Incidentally, in many cases where the light-receiving surface electrode of the solar cell is formed by the electrically conductive paste, the contact resistance cannot be satisfactorily stably reduced by merely applying and firing the electrically conductive paste. Consequently, a method in which an acid treatment is conducted to reduce the contact resistance between the light-receiving surface electrode and the semiconductor substrate has been adopted previously. In general, HF (hydrofluoric acid) is used for such an acid treatment. It is believed that if the acid treatment is conducted by using hydrofluoric acid, glass and oxides of Si present between the light-receiving surface electrode and the semiconductor substrate are dissolved and good contact between the light-receiving surface electrode and the semiconductor substrate is achieved. However, there is also a possibility that glass is dissolved and removed by HF. If glass and the like are excessively dissolved/removed, the adhesion strength between the light-receiving surface electrode and the semiconductor substrate may be reduced.

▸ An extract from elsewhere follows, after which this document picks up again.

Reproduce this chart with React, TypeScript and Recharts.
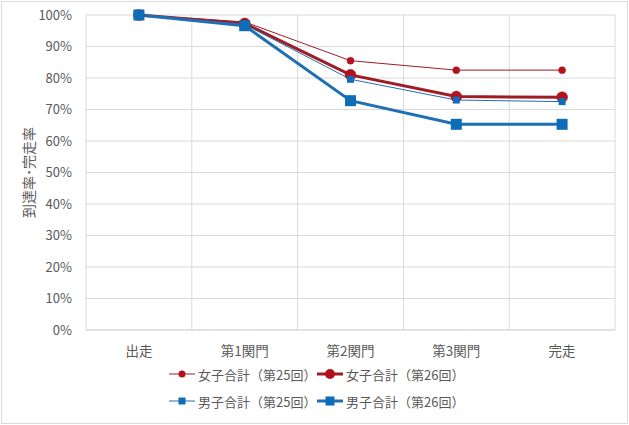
import React from 'react';
import { LineChart, Line, XAxis, YAxis, CartesianGrid, Legend } from 'recharts';

const categories = ['出走', '第1関門', '第2関門', '第3関門', '完走'];
const women25 = [100, 97.8, 85.5, 82.5, 82.5];
const women26 = [100, 97.3, 81.0, 74.1, 73.9];
const men25 = [100, 97.0, 79.6, 73.0, 72.5];
const men26 = [100, 96.6, 72.8, 65.3, 65.3];
const yTicks = [0, 10, 20, 30, 40, 50, 60, 70, 80, 90, 100];

const seriesNames = ['女子合計（第25回）', '女子合計（第26回）', '男子合計（第25回）', '男子合計（第26回）'];

const data = categories.map((c, i) => ({
  name: c,
  w25: women25[i],
  w26: women26[i],
  m25: men25[i],
  m26: men26[i],
}));

const RED_LINE = '#A01C24';
const RED_MARK = '#B3121C';
const BLUE_LINE = '#1E6FB4';
const BLUE_MARK = '#0F6DB8';

const FONT = '"Noto Sans CJK JP", "Noto Sans", sans-serif';

const circleDot = (r: number, fill: string) => (props: any) => {
  const { cx, cy, index } = props;
  if (cx == null || cy == null) return <g key={index} />;
  return <circle key={index} cx={cx} cy={cy} r={r} fill={fill} stroke={fill} strokeWidth={0.5} />;
};

const squareDot = (s: number, fill: string) => (props: any) => {
  const { cx, cy, index } = props;
  if (cx == null || cy == null) return <g key={index} />;
  return <rect key={index} x={cx - s / 2} y={cy - s / 2} width={s} height={s} fill={fill} />;
};

const legendItems = [
  { name: seriesNames[0], color: RED_LINE, mark: RED_MARK, w: 1, shape: 'circle', size: 3.5 },
  { name: seriesNames[1], color: RED_LINE, mark: RED_MARK, w: 3, shape: 'circle', size: 5 },
  { name: seriesNames[2], color: BLUE_LINE, mark: BLUE_MARK, w: 1, shape: 'square', size: 7 },
  { name: seriesNames[3], color: BLUE_LINE, mark: BLUE_MARK, w: 3, shape: 'square', size: 9 },
];

const LegendIcon = ({ item }: any) => (
  <svg width={28} height={14} style={{ display: 'block' }}>
    <line x1={1} y1={7} x2={27} y2={7} stroke={item.color} strokeWidth={item.w} />
    {item.shape === 'circle' ? (
      <circle cx={14} cy={7} r={item.size} fill={item.mark} />
    ) : (
      <rect x={14 - item.size / 2} y={7 - item.size / 2} width={item.size} height={item.size} fill={item.mark} />
    )}
  </svg>
);

const CustomLegend = () => (
  <div style={{ position: 'relative', width: 629, height: 50, fontFamily: FONT, fontSize: 13, color: '#595959' }}>
    {legendItems.map((item, i) => {
      const col = i % 2;
      const row = Math.floor(i / 2);
      return (
        <div
          key={i}
          style={{
            position: 'absolute',
            left: col === 0 ? 168 : 316,
            top: row * 27,
            display: 'flex',
            alignItems: 'center',
            height: 18,
            whiteSpace: 'nowrap',
          }}
        >
          <LegendIcon item={item} />
          <span style={{ marginLeft: 2 }}>{item.name}</span>
        </div>
      );
    })}
  </div>
);

export default function App() {
  return (
    <div style={{ position: 'absolute', left: 0, top: 0, width: 629, height: 425, background: '#fff' }}>
      <div
        style={{
          position: 'absolute',
          left: 1,
          top: 1,
          width: 625,
          height: 421,
          border: '1px solid #d9d9d9',
        }}
      />
      <div style={{ position: 'absolute', left: 0, top: 0 }}>
        <LineChart width={629} height={425} data={data} margin={{ top: 15, right: 14, left: 0, bottom: 0 }}>
          <CartesianGrid
            stroke="#d9d9d9"
            horizontal={true}
            vertical={true}
            verticalCoordinatesGenerator={({ offset }: any) =>
              categories.map((_, i) => offset.left + ((i + 1) * offset.width) / categories.length)
            }
          />
          <XAxis
            dataKey="name"
            scale="band"
            height={45}
            tickLine={false}
            axisLine={{ stroke: '#d9d9d9' }}
            tick={{ fill: '#595959', fontSize: 13.5, fontFamily: FONT }}
            tickMargin={10}
            interval={0}
          />
          <YAxis
            width={86}
            domain={[0, 100]}
            ticks={yTicks}
            tickFormatter={(v: number) => `${v}%`}
            tickLine={false}
            axisLine={{ stroke: '#d9d9d9' }}
            tick={{ fill: '#595959', fontSize: 13, fontFamily: FONT }}
            tickMargin={8}
            interval={0}
            label={{
              value: '到達率･完走率',
              angle: -90,
              position: 'insideLeft',
              offset: 29,
              style: { textAnchor: 'middle', fill: '#595959', fontSize: 14, fontFamily: FONT },
            }}
          />
          <Legend
            verticalAlign="bottom"
            content={() => <CustomLegend />}
            wrapperStyle={{ left: 0, top: 365, bottom: 'auto', width: 629, height: 50 }}
          />
          <Line
            dataKey="w25"
            name={seriesNames[0]}
            stroke={RED_LINE}
            strokeWidth={1}
            dot={circleDot(3.5, RED_MARK)}
            activeDot={false}
            isAnimationActive={false}
          />
          <Line
            dataKey="w26"
            name={seriesNames[1]}
            stroke={RED_LINE}
            strokeWidth={3}
            dot={circleDot(5.5, RED_MARK)}
            activeDot={false}
            isAnimationActive={false}
          />
          <Line
            dataKey="m25"
            name={seriesNames[2]}
            stroke={BLUE_LINE}
            strokeWidth={1}
            dot={squareDot(7, BLUE_MARK)}
            activeDot={false}
            isAnimationActive={false}
          />
          <Line
            dataKey="m26"
            name={seriesNames[3]}
            stroke={BLUE_LINE}
            strokeWidth={3}
            dot={squareDot(11, BLUE_MARK)}
            activeDot={false}
            isAnimationActive={false}
          />
        </LineChart>
      </div>
    </div>
  );
}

On the other hand, if the electrically conductive paste according to the present invention is used, the contact resistance Rc can be reduced satisfactorily without conducting such an acid treatment as shown in the above-described Examples. Consequently, the above-described problems due to the acid treatment do not occur easily and, in addition, an extra step, that is, the acid treatment step, can be omitted. Therefore, the production steps can be cut back.